Suddenly I had to wonder if Mekas, the man who wanted to share everything with his audience, had withheld things from me.The New York Review of Books published Casper’s findings in the issue of June 7, 2018, under the title “I Was There.” In the sidebar the article is linked to the reissue of I Had Nowhere to Go (initiated by Scottish artist Douglas Gordon, who made a film about it) and three recent editions: A Dance with Fred Astaire, a new collection of anecdotes, and the first edition of the war diaries of Mekas’s brother Adolfas, The Adolfas Diaries Book 1: September 1941–December 1946 and The Adolfas Diaries Book 2: February 1947–October 1949. However, nowhere do you read the intention of a book review. If the article is a review of something, then it is of Mekas himself, of his public role as someone who witnessed the horrors that took place in Lithuania between 1939 and 1945. Is it right, Casper wonders, that Mekas should be honored as an important and selfless witness to this?
Mekas, Casper first of all makes clear, is a witness who doesn’t have his facts straight. The chronology of events such as Mekas remembers in diaries, interviews, and his films does not match the data he has on hand as a historian. In certain cases this is not difficult to correct and provide years with the right events. Memories tend to clump together, as Casper will have realized. Many of the events from Mekas’s stories that cannot be traced in archives or documents turn out to be very difficult to link to dates.

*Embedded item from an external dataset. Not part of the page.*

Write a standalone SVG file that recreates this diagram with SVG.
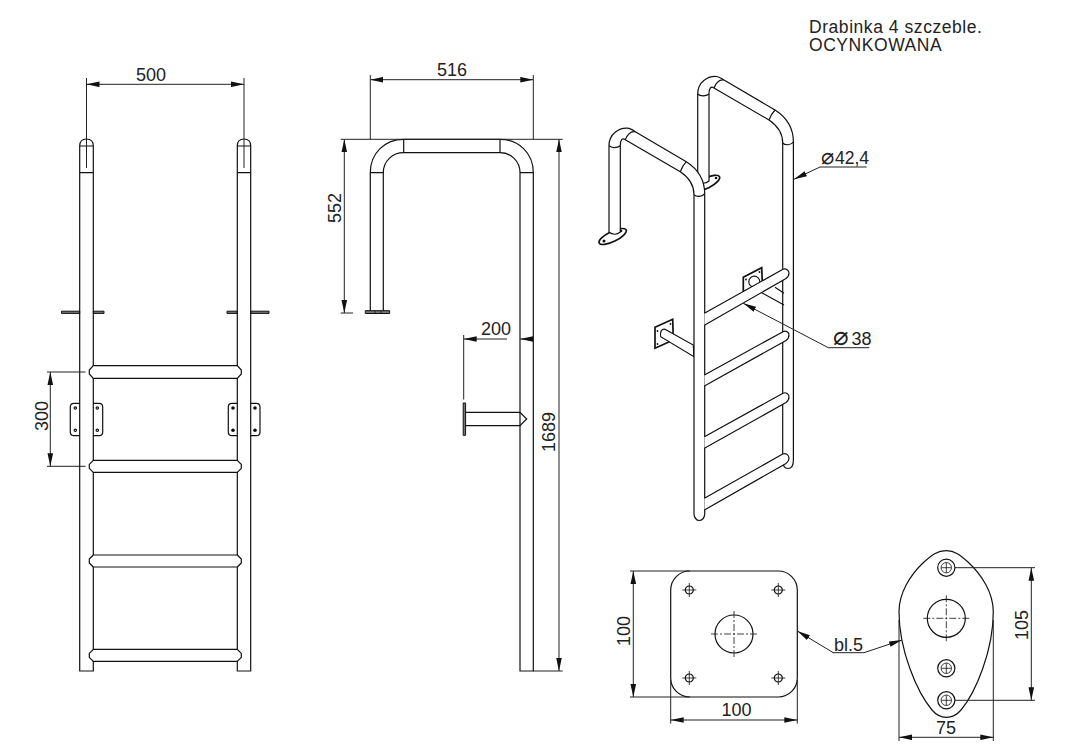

In Mekas’s mind they have been canonized into the unshakable novel of his life, expressed in a stream of recurring anecdotes. Casper, with his desire for objective, “historical” dates, finds it difficult to get a grip on them.
He says it nowhere in so many words, but it is clear that Casper wonders whether all this clumping together of Mekas’s memories is not a carefully erected smokescreen. You can attribute that to the professional mistrust of the historian, but I can’t escape the impression that Casper’s sense of detection has gradually been fed by irritation. After all, why does Mekas seem to systematically avoid one event in the anecdotes he so often recites: the fate of his neighbors—the Lithuanian Jews?